Spencer Fawcett walks us through Activision and Treyarch’s latest and greatest ‘Call of Duty’ offering.

Another year, another Call of Duty game released. Like clockwork, publisher Activision has three separate studios working on putting out their annual Call of Duty game. SledgeHammer Games developed the mixed Call of Duty Advanced Warfare while Infinity Ward worked on the lackluster Call of Duty: Ghosts. Critical and fan darling Treyarch always seems to push the envelope of the franchise while retaining the core of the gameplay with new additions. Call of Duty: Black Ops III is the latest entry and in the face of other multiplayer shooters on the market, makes a great argument to be the game you invest your time in.

Call of Duty: Black Ops III carries the torch from Advanced Warfare in that it gives you a suit that allows more agility and adds more special abilities to your repertoire of death-dealing devices. In the campaign, these come in the form of three cyber cores that are varied enough that they incentivize the player to replay certain missions of the story. Maybe you want to run through and disable the robots for easy kills or unleash a blinding horde of nano-machines, called fireflies, that light up your enemies. The game’s biggest touted feature for this year’s campaign is the inclusion of three other players that can aid you in missions. While the story will rarely refer to the extra players canonically, it’s welcomed.

What isn’t welcome is yet another cookie-cutter plot of espionage intrigue that with an outcome that anyone who has seen a Hollywood action/sci-fi film in the past ten years can predict beat-by-beat. The game starts off with the player (male or female soldier) in 2065 on a mission in Ethiopia accompanying Jacob Hendricks. While the mission goes successfully, the player is savagely ripped apart by a robot. You wake up intermittently from your coma and learn about the state of the world and your new cybernetic powers. All this sounds exciting but the story never stars the player. Jacob Hendricks is the focus and is given a much broader range of emotions. The player character is stuck halfway between obedient and completely disinterested and you’ll often wonder why you’re the sidekick to the protagonist. Nightmare missions are post-campaign missions that replace the enemies with zombies and have their own story, but it’s barely worth mentioning as it feels tacked on.

What Treyarch is known for is their cooperative zombie mode and it returns in full force with plenty of sights to take in and with prettied up visuals that the current generation of hardware enables. You play one of four characters that have sinned in the fictional Morg City - a 1940s metropolitan city right out of a noir film rife with femme fatales and crooked cops – and now must do battle with the undead. Some celebrities lend their voices to this year’s zombies including Ron Perlman as a murderous boxer and Jeff Goldblum as a magician who can’t make his debt disappear. The banter between the characters is easily what sells the game mode as each one is out for themselves, which could certainly unintentionally parody the player’s own potential intentions of leaving his/her companions for the undead horde.

The mode is best played with three additional friends as the strategies and cooperation make for the most exciting moments.
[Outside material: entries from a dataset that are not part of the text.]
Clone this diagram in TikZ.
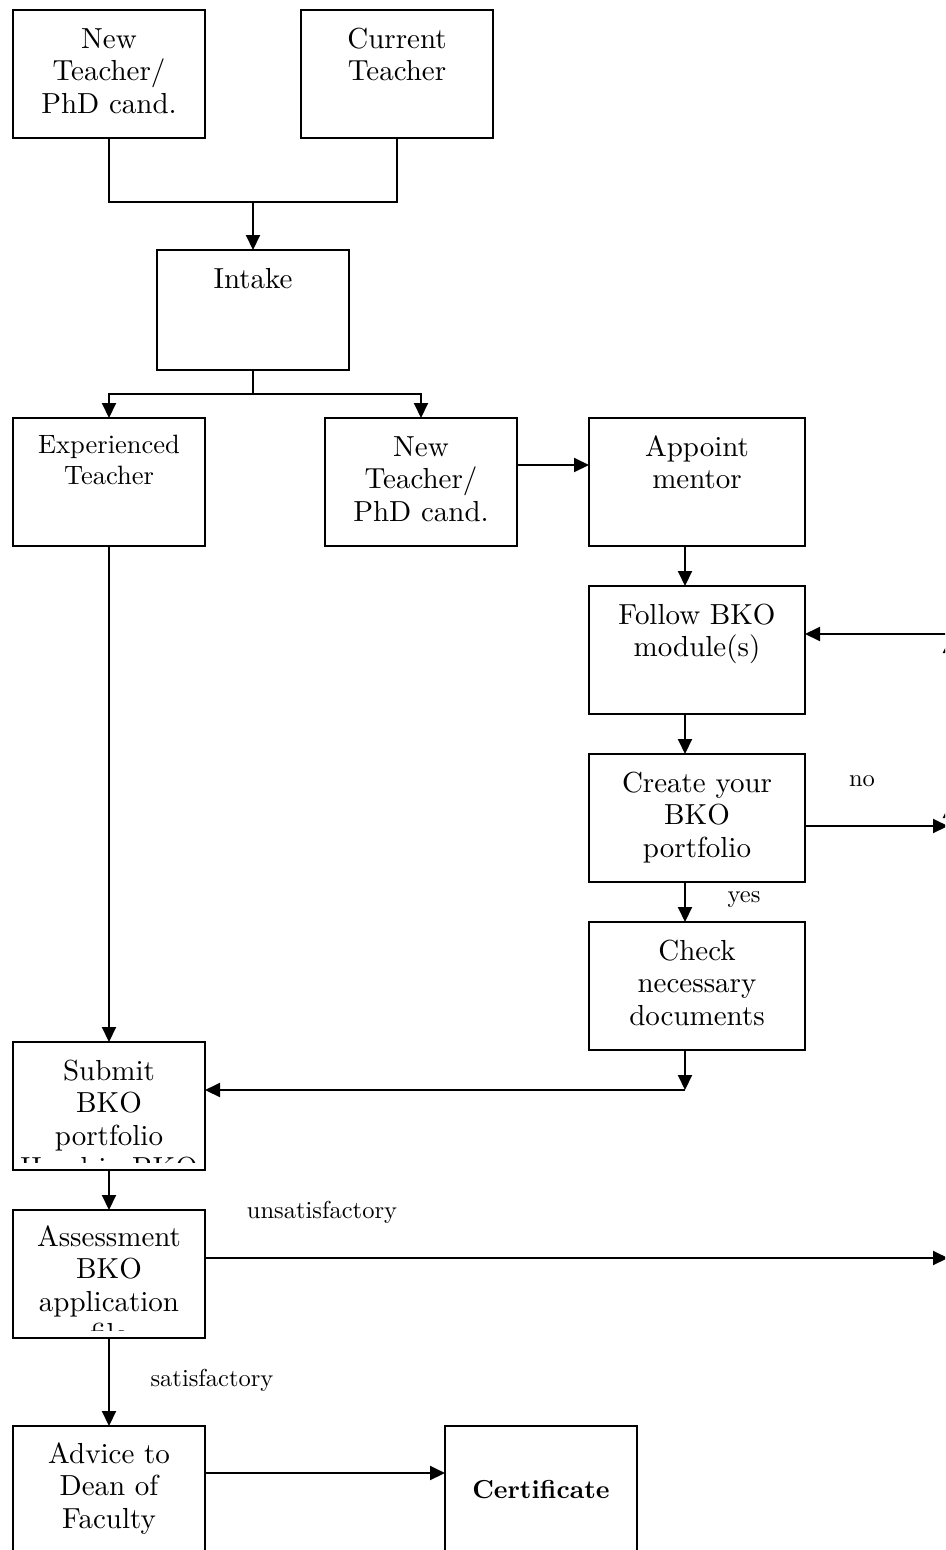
\documentclass[tikz,border=0pt]{standalone}
\usepackage{fontspec}
\setmainfont{lmroman10-regular.otf}[BoldFont=lmroman10-bold.otf]
\usetikzlibrary{arrows.meta,calc}
\newcommand\bigtxt{\fontsize{29}{32.5}\selectfont}
\newcommand\midtxt{\fontsize{26.5}{31}\selectfont}
\newcommand\lbltxt{\fontsize{24.5}{28}\selectfont}
\begin{document}
\begin{tikzpicture}[x=1pt,y=-1pt,
  box/.style={draw,line width=2pt,inner sep=0pt,outer sep=0pt,anchor=north west},
  txt/.style={anchor=north,inner sep=0pt,align=center,font=\bigtxt},
  lbl/.style={anchor=base,inner sep=0pt,font=\lbltxt},
  ln/.style={line width=2pt},
  arr/.style={line width=2pt,-{Triangle[length=15pt,width=14pt]}}]
\useasboundingbox (0,0) rectangle (945,1550);
\clip (0,0) rectangle (945,1550);
\fill[white] (0,0) rectangle (945,1550);

% boxes
\node[box,minimum width=192pt,minimum height=128pt] (newt) at (13,10) {};
\node[box,minimum width=192pt,minimum height=128pt] (curt) at (301,10) {};
\node[box,minimum width=192pt,minimum height=120pt] (intake) at (157,250) {};
\node[box,minimum width=192pt,minimum height=128pt] (exp) at (13,418) {};
\node[box,minimum width=192pt,minimum height=128pt] (newt2) at (325,418) {};
\node[box,minimum width=216pt,minimum height=128pt] (appoint) at (589,418) {};
\node[box,minimum width=216pt,minimum height=128pt] (follow) at (589,586) {};
\node[box,minimum width=216pt,minimum height=128pt] (create) at (589,754) {};
\node[box,minimum width=216pt,minimum height=128pt] (check) at (589,922) {};
\node[box,minimum width=192pt,minimum height=128pt] (submit) at (13,1042) {};
\node[box,minimum width=192pt,minimum height=128pt] (assess) at (13,1210) {};
\node[box,minimum width=192pt,minimum height=128pt] (advice) at (13,1426) {};
\node[box,minimum width=192pt,minimum height=128pt] (cert) at (445,1426) {};

% texts
\node[txt] (newtT) at ($(newt.north)+(0,15.25)$) {\strut New\\Teacher/\\PhD cand.};
\node[txt] (curtT) at ($(curt.north)+(0,15.25)$) {\strut Current\\Teacher};
\node[txt] (intakeT) at ($(intake.north)+(0,15.25)$) {\strut Intake};
\node[txt,font=\midtxt] (expT) at ($(exp.north)+(0,13.3)$) {\strut Experienced\\Teacher};
\node[txt] (newt2T) at ($(newt2.north)+(0,15.25)$) {\strut New\\Teacher/\\PhD cand.};
\node[txt] (appointT) at ($(appoint.north)+(0,15.25)$) {\strut Appoint\\mentor};
\node[txt] (followT) at ($(follow.north)+(0,15.25)$) {\strut Follow BKO\\module(s)};
\node[txt] (createT) at ($(create.north)+(0,15.25)$) {\strut Create your\\BKO\\portfolio};
\node[txt] (checkT) at ($(check.north)+(0,15.25)$) {\strut Check\\necessary\\documents};
\begin{scope}
\clip (15,1044) rectangle (203,1162);
\node[txt] (submitT) at ($(submit.north)+(0,15.25)$) {\strut Submit\\BKO\\portfolio\\Hand in BKO};
\end{scope}
\begin{scope}
\clip (15,1212) rectangle (203,1330);
\node[txt] (assessT) at ($(assess.north)+(0,13.5)$) {\strut Assessment\\BKO\\application\\file};
\end{scope}
\node[txt] (adviceT) at ($(advice.north)+(0,14.5)$) {\strut Advice to\\Dean of\\Faculty};
\node[anchor=base,inner sep=0pt,font=\fontsize{26}{30}\selectfont\bfseries] (certT) at (541,1498) {Certificate};

% labels
\node[lbl] (lno) at (862,786) {no};
\node[lbl] (lyes) at (744,902) {yes};
\node[lbl] (lunsat) at (322,1218) {unsatisfactory};
\node[lbl] (lsat) at (212,1386) {satisfactory};

% connectors
\coordinate (j1) at ($(intake.north)+(0,-48)$);
\draw[ln] (newt.south) |- (j1) -| (curt.south);
\draw[arr] (j1) -- (intake.north);
\coordinate (j2) at ($(intake.south)+(0,24)$);
\draw[ln] (intake.south) -- (j2);
\draw[arr] (j2) -| (exp.north);
\draw[arr] (j2) -| (newt2.north);
\coordinate (a1) at ($(newt2.east)+(0,-17)$);
\draw[arr] (a1) -- (a1 -| appoint.west);
\coordinate (a2) at ($(appoint.south)+(-12,0)$);
\draw[arr] (a2) -- (a2 |- follow.north);
\coordinate (a3) at ($(follow.south)+(-12,0)$);
\draw[arr] (a3) -- (a3 |- create.north);
\coordinate (a4) at ($(create.south)+(-12,0)$);
\draw[arr] (a4) -- (a4 |- check.north);
\coordinate (a5) at ($(check.south)+(-12,0)$);
\coordinate (j3) at ($(a5)+(0,40)$);
\draw[arr] (a5) -- (j3);
\draw[arr] (j3) -- (j3 -| submit.east);
\draw[arr] (exp.south) -- (submit.north);
\draw[arr] (submit.south) -- (assess.north);
\draw[arr] (assess.south) -- (advice.north);
\coordinate (a6) at ($(advice.east)+(0,-17)$);
\draw[arr] (a6) -- (a6 -| cert.west);

% connectors leaving the right edge
\coordinate (a7) at ($(assess.east)+(0,-16)$);
\coordinate (xU) at (948,1258);
\coordinate (a8) at ($(create.east)+(0,8)$);
\coordinate (xN) at (948,826);
\coordinate (xR) at (952,634);
\coordinate (vB1) at (950,1258);
\coordinate (vT1) at (950,803);
\coordinate (vB2) at (950,826);
\coordinate (vT2) at (950,638);
\draw[arr] (a7) -- (a7 -| xU);
\draw[arr] (a8) -- (a8 -| xN);
\draw[arr] (xR) -- (xR -| follow.east);
\draw[arr] (vB1) -- (vT1);
\draw[arr] (vB2) -- (vT2);
\end{tikzpicture}
\end{document}
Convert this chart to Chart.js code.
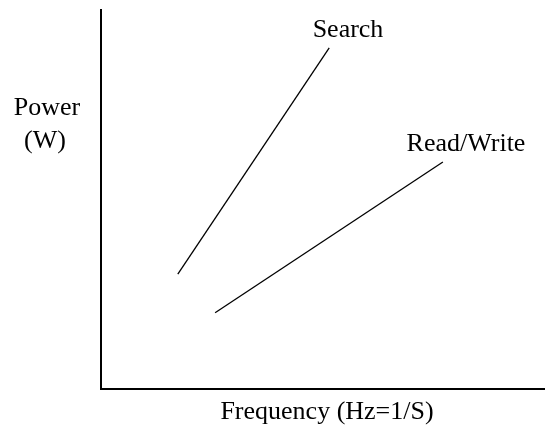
<!DOCTYPE html>
<html lang="en">
<head>
    <meta charset="UTF-8">
    <title>Power vs Frequency</title>
    <script src="https://cdn.jsdelivr.net/npm/chart.js"></script>
    <style>
        html, body { margin: 0; padding: 0; background: #fff; }
        #wrap { width: 545px; height: 425px; }
    </style>
</head>
<body>
<div id="wrap"><canvas id="powerChart" width="545" height="425"></canvas></div>
<script>
// series data (arbitrary units, axes run 0..100)
const searchX = [17.3, 51.4];
const searchY = [30.3, 90.0];
const rwX = [25.7, 77.0];
const rwY = [20.1, 59.9];

// text labels
const seriesNames = ["Search", "Read/Write"];
const yTitle = ["Power", "(W)"];
const xTitle = "Frequency (Hz=1/S)";

const toPoints = (xs, ys) => xs.map((x, i) => ({ x: x, y: ys[i] }));

// draws the free-floating labels around the plot
const labelPlugin = {
    id: "labels",
    afterDraw(chart) {
        const ctx = chart.ctx;
        ctx.save();
        ctx.fillStyle = "#000";
        ctx.font = "26px 'Liberation Serif'";
        ctx.textAlign = "center";
        ctx.textBaseline = "alphabetic";
        ctx.fillText(seriesNames[0], 348, 37);
        ctx.fillText(seriesNames[1], 466, 151);
        ctx.fillText(yTitle[0], 47, 115);
        ctx.fillText(yTitle[1], 45, 148);
        ctx.fillText(xTitle, 327, 419);
        ctx.restore();
    }
};

const ctx = document.getElementById("powerChart").getContext("2d");
new Chart(ctx, {
    type: "scatter",
    data: {
        datasets: [{
            label: seriesNames[0],
            data: toPoints(searchX, searchY),
            showLine: true,
            borderColor: "#000",
            borderWidth: 1.3,
            pointRadius: 0
        }, {
            label: seriesNames[1],
            data: toPoints(rwX, rwY),
            showLine: true,
            borderColor: "#000",
            borderWidth: 1.3,
            pointRadius: 0
        }]
    },
    options: {
        responsive: false,
        animation: false,
        layout: { padding: { left: 93, top: 10, right: 0, bottom: 28 } },
        plugins: {
            legend: { display: false },
            tooltip: { enabled: false }
        },
        scales: {
            x: {
                min: 0, max: 100,
                grid: { display: false },
                ticks: { display: false },
                border: { display: true, color: "#000", width: 2 }
            },
            y: {
                min: 0, max: 100,
                grid: { display: false },
                ticks: { display: false },
                border: { display: true, color: "#000", width: 2 }
            }
        }
    },
    plugins: [labelPlugin]
});
</script>
</body>
</html>
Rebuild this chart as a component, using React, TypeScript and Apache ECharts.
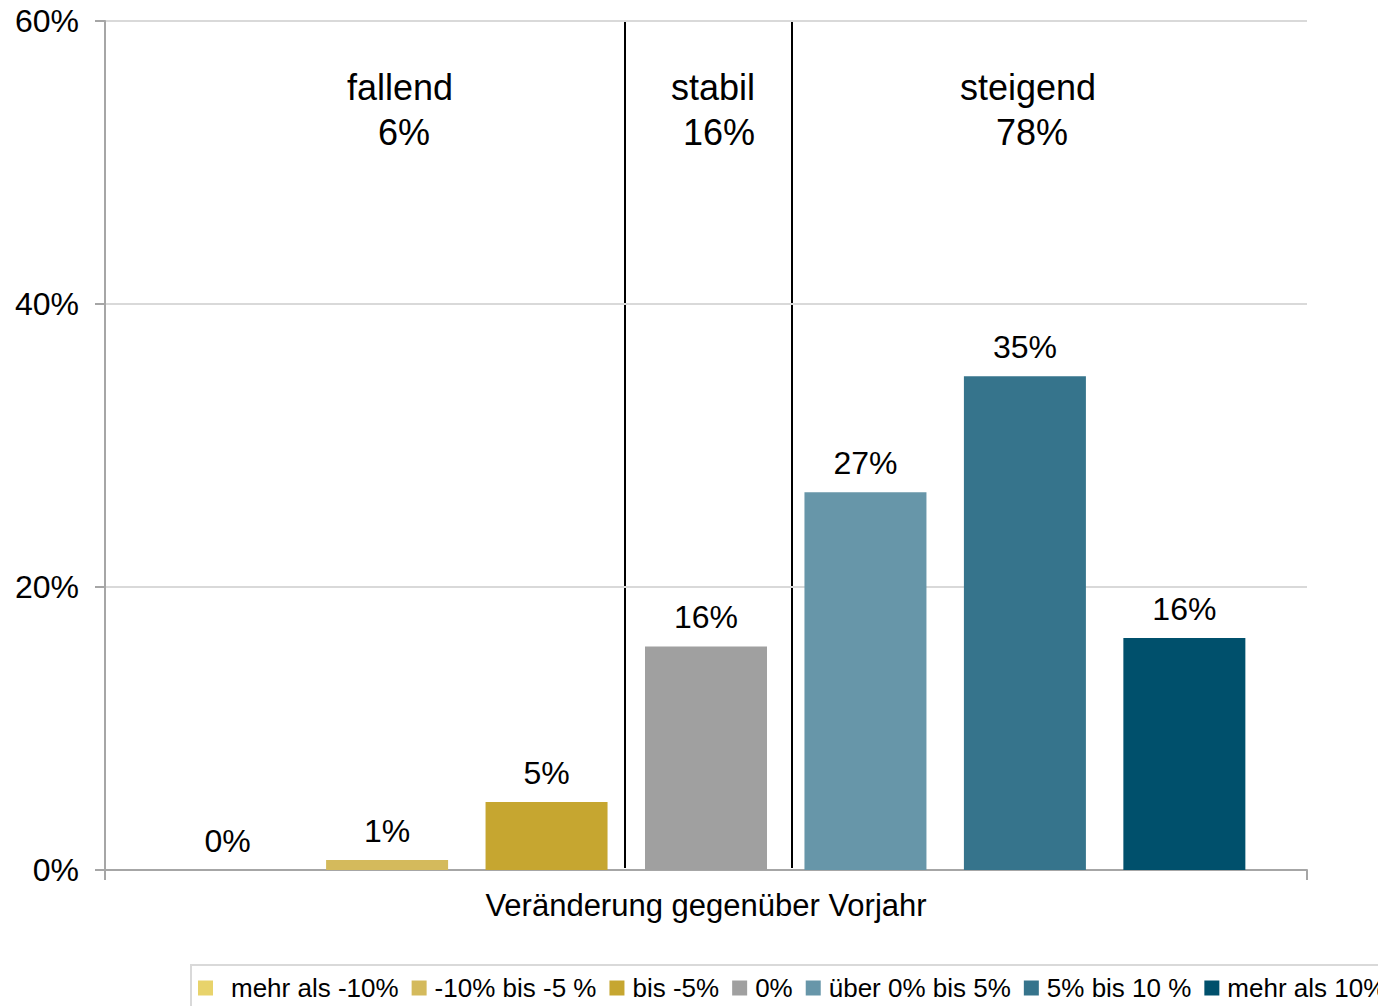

A new addition is the “Mark of the Beast” where any player with the points can become a Cthulhu-esque monster. Players additionally have access to all the weapons and attachments for the guns in Black Ops III so there’s an added element of strategy to customize your gun before the carnage even starts. Black Ops III makes use of gumballs in conjunction with the sodas the players can drink for extra perks like more health or quick revives. Gumball perks are interconnected with power ups while some have more passive abilities such as letting you shoot while sprinting as well as affecting the behavior of the zombies. Black Ops III’s mantra seems to be: “expand and indulge.”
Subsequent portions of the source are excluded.